On Wednesday the Institute for International Policy Studies in Japan proposed both countries try and follow the example set by France and Germany and jointly make history textbooks to close the gaps over certain contentious issues.

Principal Gao at the Lao Ou Elementary school stands alongside two young students accompanied by Madam Fu from the Dongfang Foreign Affaris Office, Hainan. [Agencies]

This week in Australia there is talk of raising a Japanese battleship, Montevideo Maru, sunk by an American submarine in 1942. At that time the Japanese were transporting over 1,053 Australian soldiers and civilians to Hainan Island.

Accidentally torpedoed by the Americans, they all drowned at sea in what became Australia's biggest maritime disaster.

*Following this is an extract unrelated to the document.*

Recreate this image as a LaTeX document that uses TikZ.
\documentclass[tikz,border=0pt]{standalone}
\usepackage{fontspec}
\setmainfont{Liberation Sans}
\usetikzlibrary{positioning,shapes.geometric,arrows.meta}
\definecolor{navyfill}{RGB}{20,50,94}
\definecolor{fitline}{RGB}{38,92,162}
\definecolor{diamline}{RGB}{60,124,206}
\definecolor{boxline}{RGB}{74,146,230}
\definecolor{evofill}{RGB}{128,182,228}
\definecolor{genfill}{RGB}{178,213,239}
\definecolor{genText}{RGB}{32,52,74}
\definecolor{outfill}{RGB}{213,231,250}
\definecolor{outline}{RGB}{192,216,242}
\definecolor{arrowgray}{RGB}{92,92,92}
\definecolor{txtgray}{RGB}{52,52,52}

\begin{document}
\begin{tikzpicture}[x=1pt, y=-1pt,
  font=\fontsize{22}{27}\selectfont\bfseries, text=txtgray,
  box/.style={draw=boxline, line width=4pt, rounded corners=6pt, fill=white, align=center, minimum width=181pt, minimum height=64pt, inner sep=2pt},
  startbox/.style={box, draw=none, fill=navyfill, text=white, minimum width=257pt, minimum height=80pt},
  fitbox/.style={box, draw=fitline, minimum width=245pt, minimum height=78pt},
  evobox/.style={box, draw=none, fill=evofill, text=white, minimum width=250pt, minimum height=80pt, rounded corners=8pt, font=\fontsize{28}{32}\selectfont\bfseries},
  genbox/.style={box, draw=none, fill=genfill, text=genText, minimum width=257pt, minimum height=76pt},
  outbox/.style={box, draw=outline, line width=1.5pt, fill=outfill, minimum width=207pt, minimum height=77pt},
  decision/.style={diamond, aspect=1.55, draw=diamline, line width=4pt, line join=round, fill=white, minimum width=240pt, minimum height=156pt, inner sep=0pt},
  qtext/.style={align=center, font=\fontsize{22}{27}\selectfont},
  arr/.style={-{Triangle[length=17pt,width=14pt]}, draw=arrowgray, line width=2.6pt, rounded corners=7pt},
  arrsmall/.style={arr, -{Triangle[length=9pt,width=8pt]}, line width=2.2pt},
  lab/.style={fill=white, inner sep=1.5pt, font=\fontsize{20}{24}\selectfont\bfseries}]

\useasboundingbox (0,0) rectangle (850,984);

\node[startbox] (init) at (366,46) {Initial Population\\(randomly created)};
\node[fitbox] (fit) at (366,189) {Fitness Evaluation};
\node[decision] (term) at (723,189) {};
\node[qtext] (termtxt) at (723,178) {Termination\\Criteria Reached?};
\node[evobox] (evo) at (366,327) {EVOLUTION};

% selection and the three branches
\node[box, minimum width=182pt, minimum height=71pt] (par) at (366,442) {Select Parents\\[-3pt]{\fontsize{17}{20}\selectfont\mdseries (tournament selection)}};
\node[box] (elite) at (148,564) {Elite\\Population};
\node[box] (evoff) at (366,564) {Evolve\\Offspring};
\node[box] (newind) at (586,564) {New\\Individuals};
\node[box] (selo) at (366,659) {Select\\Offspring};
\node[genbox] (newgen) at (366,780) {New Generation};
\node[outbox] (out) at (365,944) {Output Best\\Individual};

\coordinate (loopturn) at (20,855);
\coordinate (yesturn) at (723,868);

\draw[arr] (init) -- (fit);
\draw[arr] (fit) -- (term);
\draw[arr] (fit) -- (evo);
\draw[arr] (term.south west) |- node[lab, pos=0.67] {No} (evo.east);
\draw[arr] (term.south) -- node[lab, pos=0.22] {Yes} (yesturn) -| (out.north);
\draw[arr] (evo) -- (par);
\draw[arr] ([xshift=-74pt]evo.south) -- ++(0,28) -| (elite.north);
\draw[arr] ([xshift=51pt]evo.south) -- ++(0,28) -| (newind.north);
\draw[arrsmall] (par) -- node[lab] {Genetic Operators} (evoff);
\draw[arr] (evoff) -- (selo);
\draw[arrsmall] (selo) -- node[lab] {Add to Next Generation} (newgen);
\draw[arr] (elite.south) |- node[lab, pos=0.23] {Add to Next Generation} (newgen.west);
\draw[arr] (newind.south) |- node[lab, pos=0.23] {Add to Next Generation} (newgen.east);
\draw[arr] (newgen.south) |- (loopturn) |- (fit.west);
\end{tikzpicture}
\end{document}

These prisoners on board were expected to join other Australians and Dutch soldiers who had earlier been captured by the Japanese in the Dutch East Indies, now modern day Indonesia.

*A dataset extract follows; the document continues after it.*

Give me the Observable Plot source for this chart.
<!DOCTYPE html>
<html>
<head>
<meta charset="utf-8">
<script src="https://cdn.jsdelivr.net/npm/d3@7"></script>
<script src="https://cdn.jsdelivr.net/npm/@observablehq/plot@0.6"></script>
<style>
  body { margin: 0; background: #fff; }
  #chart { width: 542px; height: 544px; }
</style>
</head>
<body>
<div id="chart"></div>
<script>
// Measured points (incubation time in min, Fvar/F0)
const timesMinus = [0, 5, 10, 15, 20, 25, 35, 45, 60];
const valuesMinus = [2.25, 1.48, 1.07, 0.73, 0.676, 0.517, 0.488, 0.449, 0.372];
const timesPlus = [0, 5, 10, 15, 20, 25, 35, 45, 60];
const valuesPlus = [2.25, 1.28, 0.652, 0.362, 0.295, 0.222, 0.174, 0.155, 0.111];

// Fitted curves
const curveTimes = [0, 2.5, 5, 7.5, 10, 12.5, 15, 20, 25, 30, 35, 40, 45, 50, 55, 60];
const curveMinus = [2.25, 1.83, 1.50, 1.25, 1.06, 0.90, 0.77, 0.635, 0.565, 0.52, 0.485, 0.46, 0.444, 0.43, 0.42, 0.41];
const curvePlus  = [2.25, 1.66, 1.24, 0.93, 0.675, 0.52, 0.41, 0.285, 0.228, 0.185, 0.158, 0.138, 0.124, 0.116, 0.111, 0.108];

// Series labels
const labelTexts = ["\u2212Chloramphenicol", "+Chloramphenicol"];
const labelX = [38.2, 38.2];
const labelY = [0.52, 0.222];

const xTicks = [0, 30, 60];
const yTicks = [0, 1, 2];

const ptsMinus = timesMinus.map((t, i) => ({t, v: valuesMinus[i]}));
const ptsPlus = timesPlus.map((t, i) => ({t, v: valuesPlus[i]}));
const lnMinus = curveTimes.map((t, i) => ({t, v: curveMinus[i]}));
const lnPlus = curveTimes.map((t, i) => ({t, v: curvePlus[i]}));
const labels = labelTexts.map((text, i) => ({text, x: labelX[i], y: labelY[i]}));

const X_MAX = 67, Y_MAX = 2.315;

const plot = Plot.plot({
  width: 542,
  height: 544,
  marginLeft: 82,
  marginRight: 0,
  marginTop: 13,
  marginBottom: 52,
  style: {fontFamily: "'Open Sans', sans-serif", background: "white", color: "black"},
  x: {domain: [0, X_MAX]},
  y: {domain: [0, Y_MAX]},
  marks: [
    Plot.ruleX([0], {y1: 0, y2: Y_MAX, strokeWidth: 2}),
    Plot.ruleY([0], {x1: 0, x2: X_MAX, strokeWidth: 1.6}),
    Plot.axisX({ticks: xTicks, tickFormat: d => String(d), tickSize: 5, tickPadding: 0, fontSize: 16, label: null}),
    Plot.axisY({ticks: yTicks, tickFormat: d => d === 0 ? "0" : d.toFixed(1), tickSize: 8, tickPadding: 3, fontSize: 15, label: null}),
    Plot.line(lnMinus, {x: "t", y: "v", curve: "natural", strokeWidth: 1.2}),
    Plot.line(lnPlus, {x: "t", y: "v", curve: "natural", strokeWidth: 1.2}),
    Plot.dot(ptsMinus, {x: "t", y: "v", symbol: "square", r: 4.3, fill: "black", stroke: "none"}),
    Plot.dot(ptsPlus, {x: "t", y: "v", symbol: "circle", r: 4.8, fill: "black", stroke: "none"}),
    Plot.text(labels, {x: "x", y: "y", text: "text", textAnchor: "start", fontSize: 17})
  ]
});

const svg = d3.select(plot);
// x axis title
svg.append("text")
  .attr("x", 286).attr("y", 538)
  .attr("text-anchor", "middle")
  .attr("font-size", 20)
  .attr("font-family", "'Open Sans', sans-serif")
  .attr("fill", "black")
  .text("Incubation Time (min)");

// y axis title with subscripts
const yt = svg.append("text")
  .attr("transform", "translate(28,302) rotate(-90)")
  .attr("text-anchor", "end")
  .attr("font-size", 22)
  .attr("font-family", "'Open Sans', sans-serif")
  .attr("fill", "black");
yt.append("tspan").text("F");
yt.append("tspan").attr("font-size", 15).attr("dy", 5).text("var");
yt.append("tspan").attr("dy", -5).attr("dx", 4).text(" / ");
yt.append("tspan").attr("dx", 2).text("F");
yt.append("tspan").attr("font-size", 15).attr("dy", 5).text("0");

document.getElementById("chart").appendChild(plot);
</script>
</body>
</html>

These unlucky souls were sent to Hainan with other captured British, American and Indian soldiers to work on building a railway from Dongfang to Sanya. Some were setting up port facilities at the nearby harbor alongside local conscripted Chinese labor where an estimated 20,000 perished.

Today there is a monument in Basuo dedicated to the Chinese dead; nearby in the local Lao Ou village stands a memorial for Australians who lost their lives on Hainan Island.

A story is told of two Australians who escaped the Japanese prison camp and were helped by local villagers. Though they eventually died from illness locals tended their gravesite. The compassion shown by Chinese locals 66 years earlier has served as a bridge connecting people from Australia with this remote Hainan village up to this day.

The Darwin City Council has endeavored to assist where possible the continuing development of Lao Ou village, through prospective relationships with the local primary school, donations of sporting equipment and clothing and a proposal to assist in funding contributions towards the sealing of a road towards the memorial.

Now, today we are reminded to reflect on the past, plan and commit towards a brighter, peaceful future.

This can only help us to imagine and try to replicate in our own present lives the kindness of those Lao Ou villagers. Their compassion caused them to embrace 2 strange foreigners who couldn't speak their language - and must have looked and smelt terrible.

They risked their lives to lend a hand and the world is still becoming a better place for it.